当今,艾滋病的威胁成为一个前所未有的挑战,但同时这也是进行全面性教育的机会。公众从来没有如此热切地希望孩子们能在学校中接触到性知识。社会最终将如何处理这个问题,我们将拭目以待。
以促进和推广性教育为己任的最著名的(也是受攻击最多的) 组织是1960年成立的SIECUS(Sex Information and Education Council of the United States,美国性知识与性教育咨询中心),它的领导人是玛丽·卡尔德龙夫人(Mary Steichen Calderone,1904—1998)。在这个组织的章程里,性的宽泛概念是这样的:
SIECUS的性概念强调的是作为一个人的整体性。它包括人类存在的各个方面,尤其强调的是与一个人作为男人、女人或男孩、女孩等密切相关的方面。并且,它是一个在人们的一生中一直运动变化着的整体性问题。性不仅仅反映着人的生殖特征,也反映着人的特征。作为总体人格的一种功能,性与生物学、心理学、社会学及精神的、文化的变量都有关系;反过来,这些变量也会影响人格的发展和人际关系,从而影响到社会的结构。

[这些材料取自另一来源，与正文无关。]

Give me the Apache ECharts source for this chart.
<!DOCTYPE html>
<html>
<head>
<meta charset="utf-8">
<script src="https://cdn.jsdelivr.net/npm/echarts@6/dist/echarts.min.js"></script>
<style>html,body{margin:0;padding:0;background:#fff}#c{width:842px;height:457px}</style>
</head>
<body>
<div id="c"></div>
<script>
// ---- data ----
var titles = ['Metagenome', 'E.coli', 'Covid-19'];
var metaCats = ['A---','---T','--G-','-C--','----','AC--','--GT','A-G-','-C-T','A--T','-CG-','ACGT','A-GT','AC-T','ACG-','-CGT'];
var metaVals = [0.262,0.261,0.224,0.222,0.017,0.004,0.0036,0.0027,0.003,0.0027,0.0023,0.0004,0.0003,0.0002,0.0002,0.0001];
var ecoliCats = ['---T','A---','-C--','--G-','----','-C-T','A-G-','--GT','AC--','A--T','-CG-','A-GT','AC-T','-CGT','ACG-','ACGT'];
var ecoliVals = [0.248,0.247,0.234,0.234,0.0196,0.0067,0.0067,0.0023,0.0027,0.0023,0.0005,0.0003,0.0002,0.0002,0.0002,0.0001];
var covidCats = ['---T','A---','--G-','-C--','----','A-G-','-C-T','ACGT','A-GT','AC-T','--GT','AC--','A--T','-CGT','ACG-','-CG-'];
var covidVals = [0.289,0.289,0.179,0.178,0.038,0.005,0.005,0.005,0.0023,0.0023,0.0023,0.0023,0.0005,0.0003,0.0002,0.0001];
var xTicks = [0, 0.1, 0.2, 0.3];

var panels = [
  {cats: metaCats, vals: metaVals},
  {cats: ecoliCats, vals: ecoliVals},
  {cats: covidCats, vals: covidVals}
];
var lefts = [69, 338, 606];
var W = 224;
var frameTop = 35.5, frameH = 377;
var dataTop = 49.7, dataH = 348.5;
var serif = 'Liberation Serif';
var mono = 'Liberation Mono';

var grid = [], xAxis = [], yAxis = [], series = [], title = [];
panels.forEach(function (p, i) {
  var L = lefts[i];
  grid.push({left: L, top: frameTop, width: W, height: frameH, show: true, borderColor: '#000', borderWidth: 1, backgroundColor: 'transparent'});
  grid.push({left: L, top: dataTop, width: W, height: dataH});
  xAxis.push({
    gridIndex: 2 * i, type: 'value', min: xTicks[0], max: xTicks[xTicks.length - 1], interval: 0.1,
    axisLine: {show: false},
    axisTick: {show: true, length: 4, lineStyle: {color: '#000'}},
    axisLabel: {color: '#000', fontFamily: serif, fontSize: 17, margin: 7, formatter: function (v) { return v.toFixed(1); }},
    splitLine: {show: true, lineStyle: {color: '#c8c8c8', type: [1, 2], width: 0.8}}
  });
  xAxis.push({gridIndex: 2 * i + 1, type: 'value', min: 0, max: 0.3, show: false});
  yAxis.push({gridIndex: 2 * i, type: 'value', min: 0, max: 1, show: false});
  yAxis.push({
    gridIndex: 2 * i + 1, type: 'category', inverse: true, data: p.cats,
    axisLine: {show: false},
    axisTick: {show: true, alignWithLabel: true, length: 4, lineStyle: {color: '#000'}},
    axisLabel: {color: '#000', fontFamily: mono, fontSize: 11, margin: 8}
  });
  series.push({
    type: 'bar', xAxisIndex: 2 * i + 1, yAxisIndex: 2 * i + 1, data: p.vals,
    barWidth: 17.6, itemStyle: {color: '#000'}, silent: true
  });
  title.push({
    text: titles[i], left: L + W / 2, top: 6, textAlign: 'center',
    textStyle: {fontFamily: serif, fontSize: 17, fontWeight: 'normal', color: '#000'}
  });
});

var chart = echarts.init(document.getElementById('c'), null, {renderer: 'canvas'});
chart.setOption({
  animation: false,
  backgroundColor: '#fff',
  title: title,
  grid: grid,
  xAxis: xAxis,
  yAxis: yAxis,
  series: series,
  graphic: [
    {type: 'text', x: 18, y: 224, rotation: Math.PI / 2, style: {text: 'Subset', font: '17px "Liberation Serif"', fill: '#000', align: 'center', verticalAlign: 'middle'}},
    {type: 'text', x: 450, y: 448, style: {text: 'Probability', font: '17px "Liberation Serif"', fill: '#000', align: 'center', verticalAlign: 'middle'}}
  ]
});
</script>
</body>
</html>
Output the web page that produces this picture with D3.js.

关于性教育的最典型的争论是,性教育打扰了儿童天真单纯的性的太平世界,点燃了青春期少年性欲的熊熊火焰。并且,在进行性教育的同时,不论是有意还是无意鼓励起来的性实验,都将带来可怕的后果。性教育的倡导者们则强调说,性教
育可以帮助人们预防性传播疾病、避免意外怀孕、纠正错误的性态度等等;通过提供正确的信息,筛选出正确的态度,使人们过上更加满足的性生活。
性治疗
大多数患有性功能障碍(如阳痿、不能达到性高潮)的人一般是由开业医生、临床心理学家或其他提供咨询的人来治疗的。不过,在过去的20多年里出现了一个新的性治疗领域,它有自己独特的方法(第15章)。现在还看不清这一新的性治疗最终是否能发展成为一个独立、完整的专业,也估计不出它的贡献是否会被吸收到成熟学科的主流中去。
虽然存在着不少缺点,性学领域现在已经得到了很大的扩展,并获得了作为一个值得研究和教育的学科的合法地位。在被忽视、被压抑了几个世纪之后的今天,这一于人至关重要的学科,值得我们像对待人的生活的其他方面一样,坦诚、严肃、正直地对待它。